Once upon a time there was a student satisfaction survey called HSS. It lived with its two older siblings, NSS and MEQ, who were mean and attention-grabbing.

This workshop – which will use Mentimeter polling throughout (bring a device [laptops can be loaned]) – draws on work done in Chemistry to value, promote, and interpret the HSS. It will emphasise the ‘soft’ sharing of ideas between participants and the ‘hard’ didactic story of how our department has grappled with the HSS this year, boosting the participation rate from below 15% in 2017-18 to nearly 40% in 2018-19 and gathering strategically useful data for improving our League Table position.

15.30 - 16.30
Emma Thornton & Joanna Carter, LTE; Wayne Williams, FBLP; Colin Johnson, FHS; Jenny Pearce and a representative from FoSE​

During the last 18 months there has been much development of the MEQ process at the University of Hull which has resulted in the Institution deciding to go fully online in September 2019. In April 2019 the PVC Education and two Academic Managers from LTE, Joanna Carter and Emma Thornton, created an MEQ Working Group to discuss current MEQ practices and areas to consider to continually improve them.

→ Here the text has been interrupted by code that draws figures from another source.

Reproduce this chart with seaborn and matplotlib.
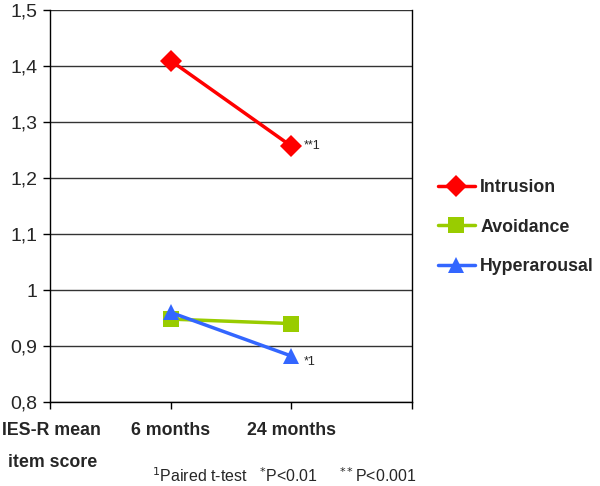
import pandas as pd
import seaborn as sns
import matplotlib.pyplot as plt

# data
timepoints = ['6 months', '24 months']
intrusion = [1.41, 1.257]
avoidance = [0.948, 0.940]
hyperarousal = [0.960, 0.882]
series = ['Intrusion', 'Avoidance', 'Hyperarousal']
y_ticks = [0.8, 0.9, 1.0, 1.1, 1.2, 1.3, 1.4, 1.5]

rows = []
for name, vals in zip(series, [intrusion, avoidance, hyperarousal]):
    for i, v in enumerate(vals):
        rows.append((name, i + 1, v))
df = pd.DataFrame(rows, columns=['series', 'pos', 'score'])

sns.set_style('white')
plt.rcParams['font.family'] = ['Liberation Sans', 'DejaVu Sans']

fig = plt.figure(figsize=(6, 4.86), dpi=100)
ax = fig.add_axes([0.083, 0.173, 0.604, 0.806])

palette = {'Intrusion': '#FF0000', 'Avoidance': '#99CC00', 'Hyperarousal': '#3366FF'}
markers = {'Intrusion': 'D', 'Avoidance': 's', 'Hyperarousal': '^'}
sns.lineplot(data=df, x='pos', y='score', hue='series', style='series',
             palette=palette, markers=markers, dashes=False, markersize=11,
             linewidth=2.5, markeredgewidth=0, ax=ax)

ax.set_xlim(0, 3)
ax.set_ylim(0.8, 1.5)
ax.set_yticks(y_ticks)
ax.set_yticklabels([('%.1f' % t).replace('.', ',').replace(',0', '') for t in y_ticks], fontsize=14)
ax.yaxis.grid(True, color='#333333', linewidth=1)
ax.set_axisbelow(True)
ax.set_xticks([0, 1, 2, 3])
ax.set_xticklabels([])
ax.tick_params(axis='both', direction='out', length=5, width=1, color='black', pad=4, left=True, bottom=True)
for s in ['left', 'bottom', 'right']:
    ax.spines[s].set_color('black')
    ax.spines[s].set_linewidth(1)
ax.spines['top'].set_visible(False)
ax.set_xlabel('')
ax.set_ylabel('')

for i, lab in enumerate(timepoints):
    ax.text(i + 1, -0.05, lab, transform=ax.get_xaxis_transform(), ha='center', va='top',
            fontsize=12.8, fontweight='bold')
fig.text(0.003, 0.172 - 0.05 * 0.806, 'IES-R mean', ha='left', va='top',
         fontsize=12.8, fontweight='bold')
fig.text(0.087, 0.172 - 0.05 * 0.806 - 0.066, 'item score', ha='center', va='top',
         fontsize=12.8, fontweight='bold')

# significance marks
ax.text(2.1, intrusion[1], '**1', fontsize=9, va='center')
ax.text(2.1, hyperarousal[1] - 0.01, '*1', fontsize=9, va='center')

fig.text(0.253, 0.022, r'$^{1}$Paired t-test   $^{*}$P<0.01     $^{**}$P<0.001', fontsize=11.5, va='center')

leg = ax.legend(loc='center left', bbox_to_anchor=(1.07, 0.446), frameon=False,
                prop={'weight': 'bold', 'size': 12.8}, handlelength=2.1, labelspacing=1.25,
                handletextpad=0.3, borderaxespad=0, borderpad=0)

fig.savefig('out.png', dpi=100)
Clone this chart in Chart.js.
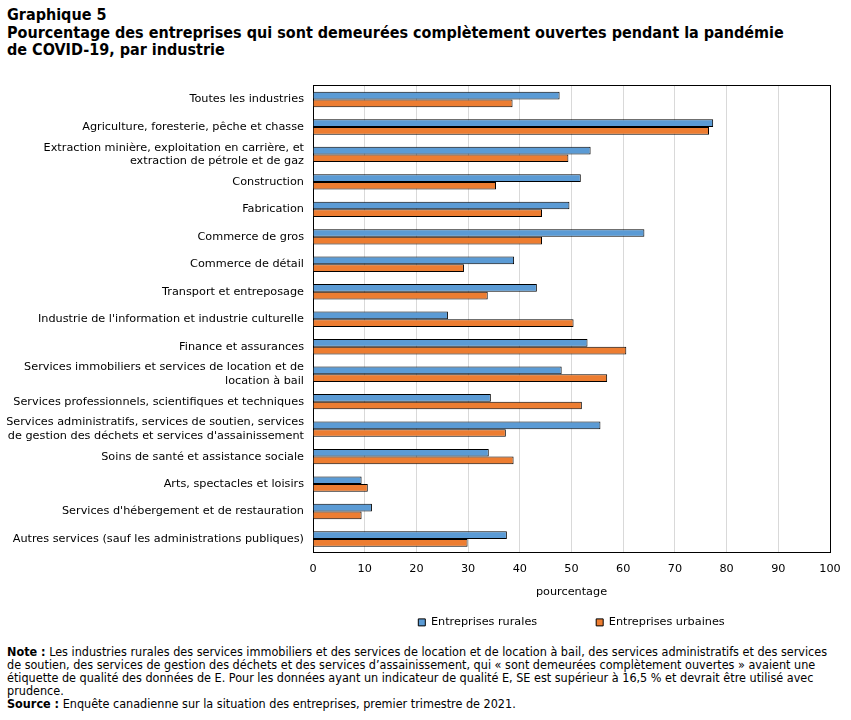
<!DOCTYPE html>
<html><head><meta charset="utf-8">
<script src="https://cdn.jsdelivr.net/npm/chart.js@4/dist/chart.umd.min.js"></script>
<style>
html,body{margin:0;padding:0;background:#fff;width:851px;height:720px;overflow:hidden;}
#title{position:absolute;left:7px;top:6px;font-family:"DejaVu Sans Condensed","DejaVu Sans",sans-serif;font-weight:bold;font-size:16px;line-height:17.5px;color:#000;}
#wrap{position:absolute;left:0;top:70px;width:851px;height:572px;}
#notes{position:absolute;left:7px;top:645px;width:830px;font-family:"DejaVu Sans Condensed","DejaVu Sans",sans-serif;font-size:12.5px;line-height:13px;color:#000;}
</style></head><body>
<div id="title">Graphique 5<br>Pourcentage des entreprises qui sont demeurées complètement ouvertes pendant la pandémie<br>de COVID-19, par industrie</div>
<div id="wrap"><canvas id="c"></canvas></div>
<div id="notes"><b>Note :</b> Les industries rurales des services immobiliers et des services de location et de location à bail, des services administratifs et des services de soutien, des services de gestion des déchets et des services d’assainissement, qui « sont demeurées complètement ouvertes » avaient une étiquette de qualité des données de E. Pour les données ayant un indicateur de qualité E, SE est supérieur à 16,5 % et devrait être utilisé avec prudence.<br><b>Source :</b> Enquête canadienne sur la situation des entreprises, premier trimestre de 2021.</div>
<script>
const categories = [
  "Toutes les industries",
  "Agriculture, foresterie, pêche et chasse",
  ["Extraction minière, exploitation en carrière, et", "extraction de pétrole et de gaz"],
  "Construction",
  "Fabrication",
  "Commerce de gros",
  "Commerce de détail",
  "Transport et entreposage",
  "Industrie de l'information et industrie culturelle",
  "Finance et assurances",
  ["Services immobiliers et services de location et de", "location à bail"],
  "Services professionnels, scientifiques et techniques",
  ["Services administratifs, services de soutien, services", "de gestion des déchets et services d'assainissement"],
  "Soins de santé et assistance sociale",
  "Arts, spectacles et loisirs",
  "Services d'hébergement et de restauration",
  "Autres services (sauf les administrations publiques)"
];
const rurales = [47.7, 77.4, 53.7, 51.8, 49.6, 64.1, 38.9, 43.3, 26.1, 53.1, 48.1, 34.4, 55.6, 34.0, 9.4, 11.4, 37.5];
const urbaines = [38.6, 76.6, 49.4, 35.4, 44.3, 44.3, 29.2, 33.8, 50.4, 60.6, 56.9, 52.0, 37.3, 38.8, 10.6, 9.4, 29.9];
const xTicks = [0,10,20,30,40,50,60,70,80,90,100];
const seriesNames = ["Entreprises rurales", "Entreprises urbaines"];

const FONT = '"DejaVu Sans", Verdana, sans-serif';
const FS = 11.25;
Chart.defaults.font.family = FONT;
Chart.defaults.color = '#000';

new Chart(document.getElementById('c'), {
  type: 'bar',
  data: {
    labels: categories,
    datasets: [
      {label: seriesNames[0], data: rurales, backgroundColor: '#5B9BD5', borderColor: '#000', borderWidth: 1, categoryPercentage: 0.56, barPercentage: 1},
      {label: seriesNames[1], data: urbaines, backgroundColor: '#ED7D31', borderColor: '#000', borderWidth: 1, categoryPercentage: 0.56, barPercentage: 1}
    ]
  },
  options: {
    indexAxis: 'y',
    responsive: true,
    maintainAspectRatio: false,
    animation: false,
    layout: {padding: {left: 0, right: 21, top: 15, bottom: 4}},
    scales: {
      x: {
        min: 0, max: 100,
        afterBuildTicks: s => { s.ticks = xTicks.map(v => ({value: v})); },
        grid: {color: '#d9d9d9', drawTicks: false, lineWidth: 1},
        border: {display: true, color: '#000', width: 1},
        ticks: {font: {size: FS}, padding: 10, maxRotation: 0, autoSkip: false},
        title: {display: true, text: 'pourcentage', font: {size: FS}, padding: {top: 0, bottom: 4}},
        afterFit: s => { s.height = 50; }
      },
      y: {
        grid: {display: false, drawTicks: false},
        border: {display: true, color: '#000', width: 1},
        ticks: {font: {size: FS}, padding: 9, color: '#000', autoSkip: false},
        afterFit: s => { s.width = 313; }
      },
      x2: {position: 'top', min: 0, max: 100, grid: {display: false, drawTicks: false}, ticks: {display: false}, border: {display: true, color: '#000', width: 1}},
      y2: {position: 'right', grid: {display: false, drawTicks: false}, ticks: {display: false}, border: {display: true, color: '#000', width: 1}}
    },
    plugins: {
      legend: {
        position: 'bottom',
        fullSize: false,
        labels: {
          boxWidth: 7, boxHeight: 7, padding: 14, font: {size: FS}, color: '#000',
          generateLabels: chart => {
            const items = Chart.defaults.plugins.legend.labels.generateLabels(chart);
            items.forEach((it, i) => { it.lineWidth = 1; it.strokeStyle = '#000'; if (i === 0) it.text = it.text + '\u2003\u2003\u2003\u2003'; });
            return items;
          }
        }
      },
      tooltip: {enabled: false}
    }
  }
});
</script>
</body></html>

As part of this MEQ Working Group, we would like to invite lecturers to attend an hour long Focus Group on MEQ practices. The Focus Group will include a Panel of ADs Education, Faculty Heads of Quality and LTE Academic Managers.

The Focus group will give lecturers an opportunity to discuss key MEQ processes such as but not limited to:

  • 15 question MEQ structure
  • Timing of MEQs within the trimester
  • Submodular MEQs
  • Closing the Loop.

Friday 28th June

09.00 - 10.00
Teaching Excellence Academy
Arts Cafe

Coffee, croissants and Canvas!

Join the Learning Technology team for a drop in session where we can discuss the use of learning tech within teaching. We can help with plans for the new academic year, work through any current issues and explore innovative ideas!

No registration required, just pop along.

10.00 - 12.30
Ruth Whitfield, SFHEA, University of Bradford
Ruth Whitfield SFSEDA, SFHEA,  Senior Educational Developer at the University of Bradford, will be leading this workshop.

Despite several major national initiatives, assessment remains one of the most challenging areas for programme teams. The Programme Assessments Strategies (PASS) project funded by the National Teaching Fellowship Scheme, aimed to confront a fundamental issue for every HE course/programme leader: how to design an effective, efficient, inclusive and sustainable assessment strategy which delivers the key course/programme outcomes.

Using PASS workshop resources, this interactive session will present an overview of the project, consider current assessment issues, explore case studies where programme focused assessment has had positive impact on both student and staff experiences of assessment, and consider its implications for programme leaders.

14.00 - 15.00
Dr Stephen Burwood, Philosophy
Karl Jaspers argues in The Idea of the University that the university is the corporate expression of our will to know. This requires us to adopt certain attitudes that make science possible—but also what he calls an 'ultimate ignorance'. This is not something that is replaced by knowledge but is something that actually grows with knowledge. The point is as old as philosophy and is a variation on the dictum attributed to Socrates, "True wisdom consists in knowing that you do not know." Education, and especially higher education, and even more especially a philosophical education, is therefore a process of becoming comfortable with uncertainty. This is a key graduate attribute identified by the university and is a mark of intellectual maturity. It is the realisation that answers are contestable, that learning is an on-going and limitless conversation, that the conversation must be conducted in a way that maintains the possibility of disagreement, that it means developing one’s intellectual autonomy and independence of mind and adopting a critical and argumentative attitude to the world.

The latter is important for dealing with uncertainty and does not merely reside within the orbit of one’s subject discipline, so students need to be able to recognise where difficult philosophical questions arise outside the academy. Learning to recognise this is thus explicitly addressed as part of the philosophy programme at Hull.  In the Level 4 module The Philosophy of Contemporary Thought and Culture, students work together to identify the philosophical question(s) in a news item or a cultural source and report on their findings.

In this workshop, participants will be invited to engage in an exercise of identifying the philosophical question in a piece of source material.